La conversación se dirige por estos derroteros cuando una palabra comienza a flotar en el denso aire del puesto 75, una palabra que hace años se puso de moda y hoy día ha adquirido matices peyorativos. «Puede que hayamos cambiado el barrio pero nuestra meta no es la gentrificación», reconoce Laura Casanova. Lavapiés es un barrio céntrico, situado entre el eje de los museos y la espalda de la puerta del Sol, una localización envidiable de alquileres asequibles, un oasis inmobiliario que ha llamado la atención de empresas privadas y públicas. Hace años, cuando se hablaba de gentrificación, se resumía con una simpleza rayana en lo naif. Los alquileres bajos atraían a artistas y profesionales liberales, que cambiaban el barrio transformándolo en un lugar más seguro y atractivo, donde pasaban cosas. Pero el principal efecto colateral de esta acción, aparentemente inocua, era el alza de los alquileres, desplazando a la población originaria del barrio primero y a aquellos que lo cambiaron después. Las inmobiliarias y los intereses especulativos pronto pasaron a formar parte de la ecuación gentrificadora, con casos tan paradigmáticos como el de San Francisco.
«Nos van a trasladar a nosotros y a otra gente que está aquí», vaticina Casanova. «Y no es una buena forma de hacer urbanismo, yo creo que esta es una zona buenísima en la que conviven bien los diferentes grupos». «Este es un barrio con mucha presión exterior, con muchas ganas de que cambie», concede Cifuentes. «Pero nosotros trabajamos por el barrio y para el barrio, por eso intentamos tener una parte de servicio público, nos apuntamos a temas de activismo y de urbanismo social». También utilizan su sede como punto de encuentro de distintos movimientos, como el grupo de defensa medioambiental, Madrid No Fracking. Sus puertas están abiertas y su labor no se limita al espacio del mercado. Colaboran con otros espacios del barrio, como como ‘Esta es una plaza’, un descampado que se ha convertido en parque con la ayuda de los vecinos, o como el centro social La Tabacalera, donde se conocieron algunos miembros del PEC.
Esta es la fina línea en la que se mueven los integrantes del PEC, cambiar el barrio sin gentrificarlo, cambiar el mercado sin que pierda su esencia de abastos y servicios al barrio, mejorar Lavapiés sin forzar a sus habitantes a abandonarlo.
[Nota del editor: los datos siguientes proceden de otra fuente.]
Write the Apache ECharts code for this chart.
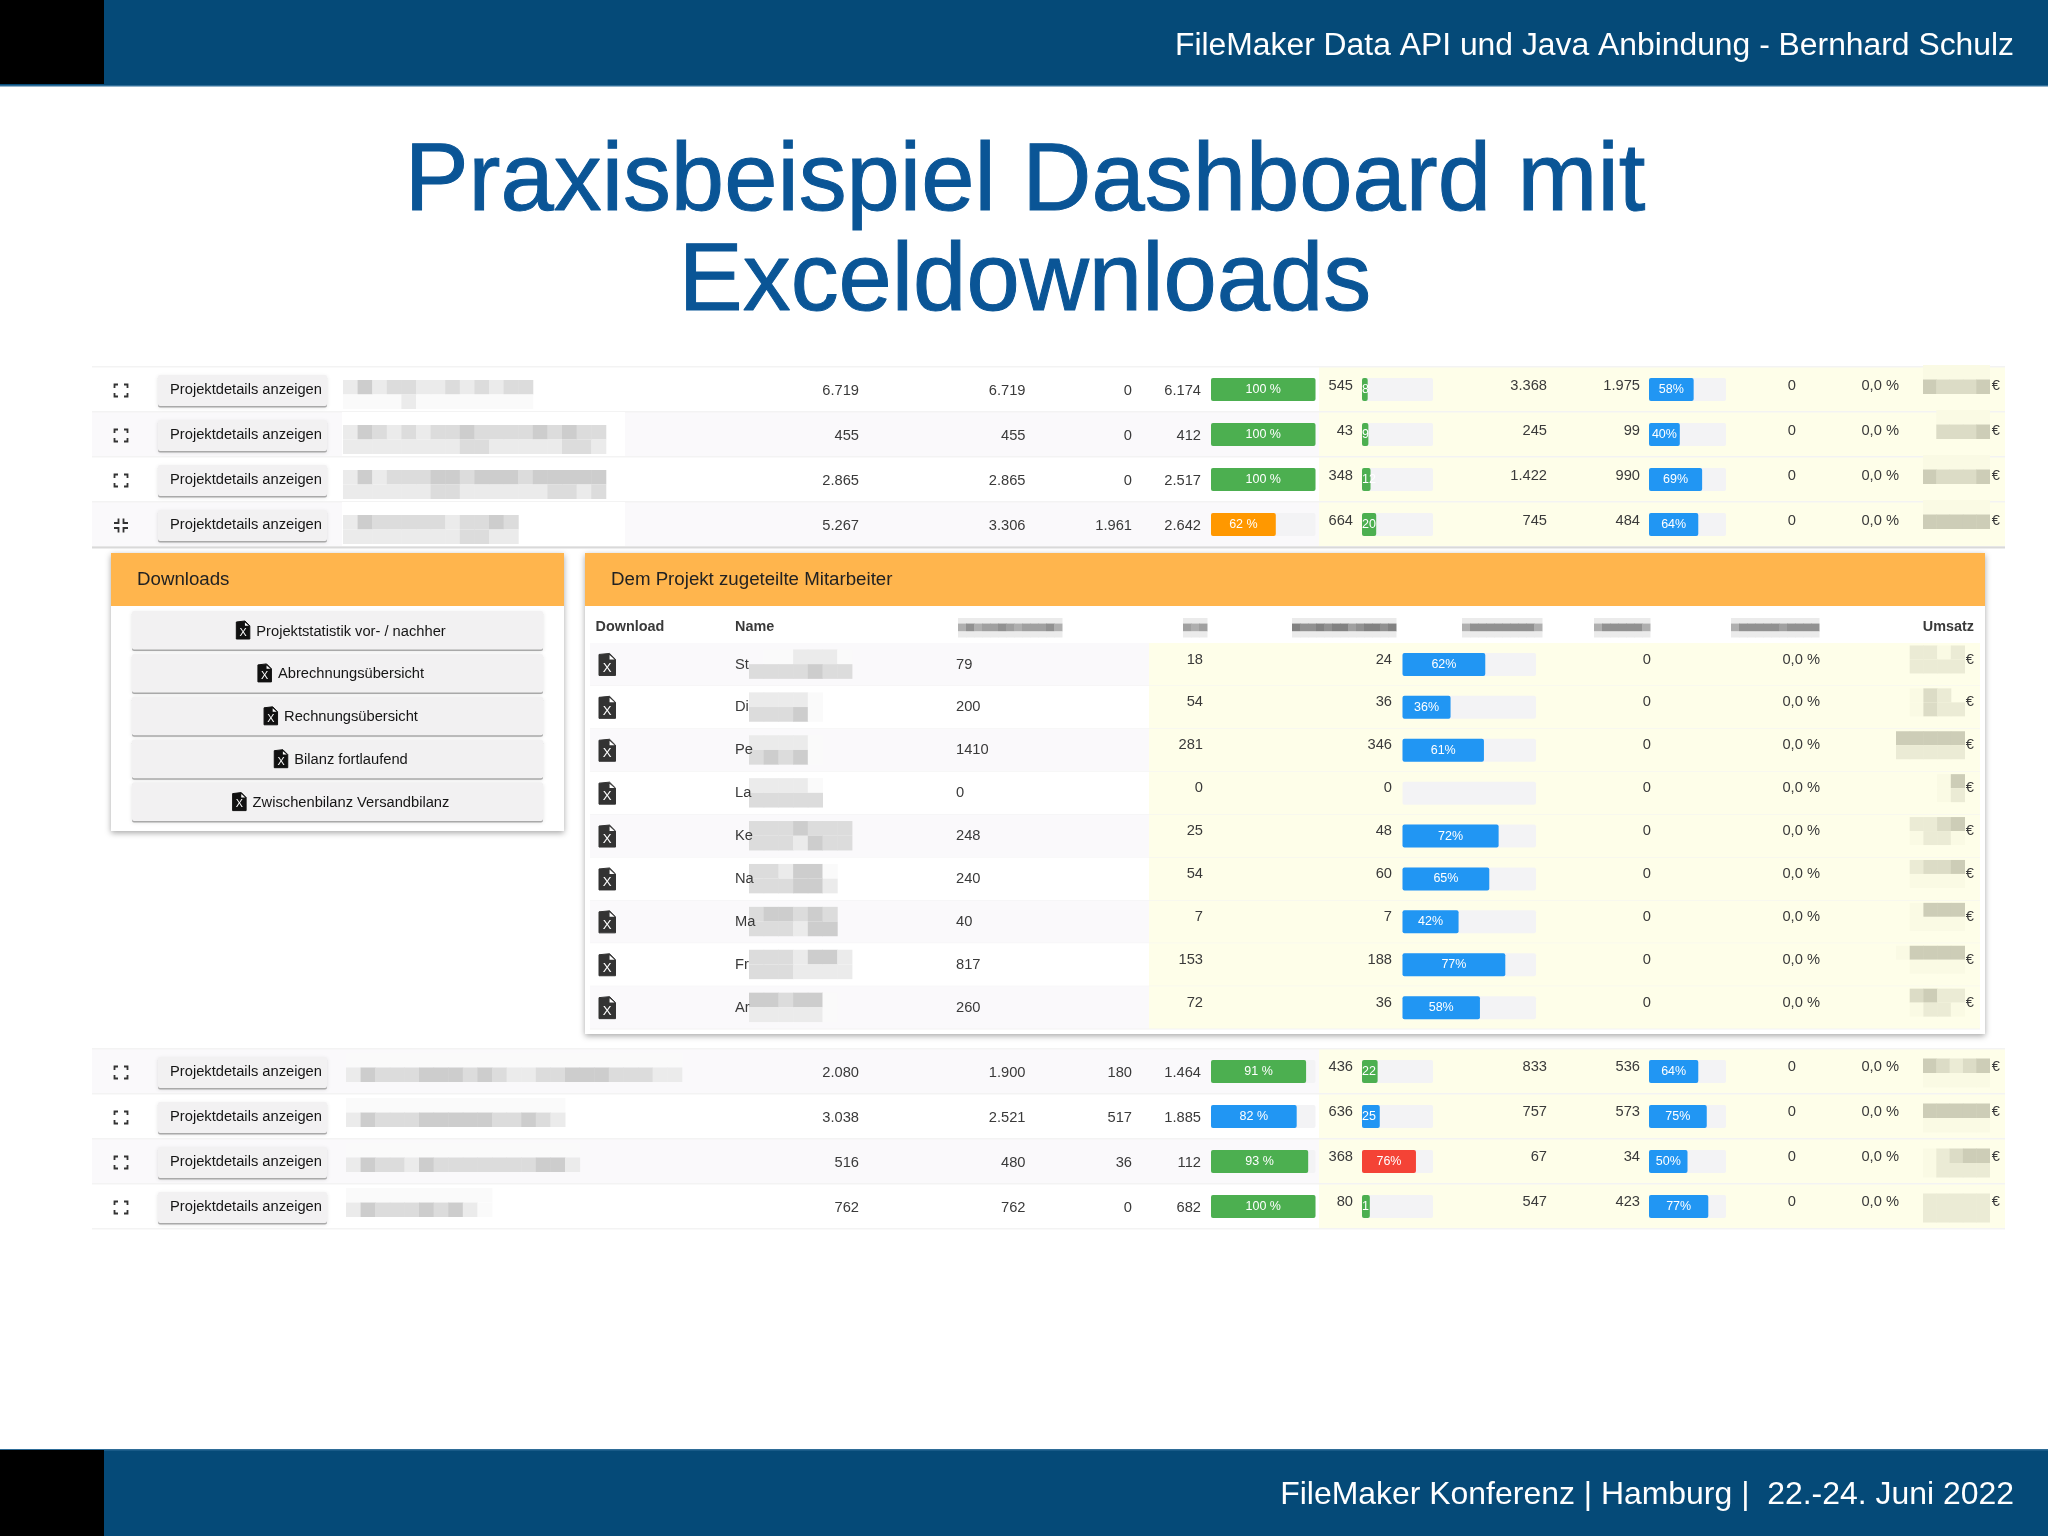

De momento la cosa parece estar saliendo bien. Cuando se les reconoce este mérito, Cifuentes tuerce el gesto y recuerda el porqué de su nombre, Puesto en Construcción. «Entendemos las cosas como procesos vivos, que no se acaban de terminar del todo». Aún hay mucho barrio por construir; al fin y al cabo, no está todo el pescado vendido.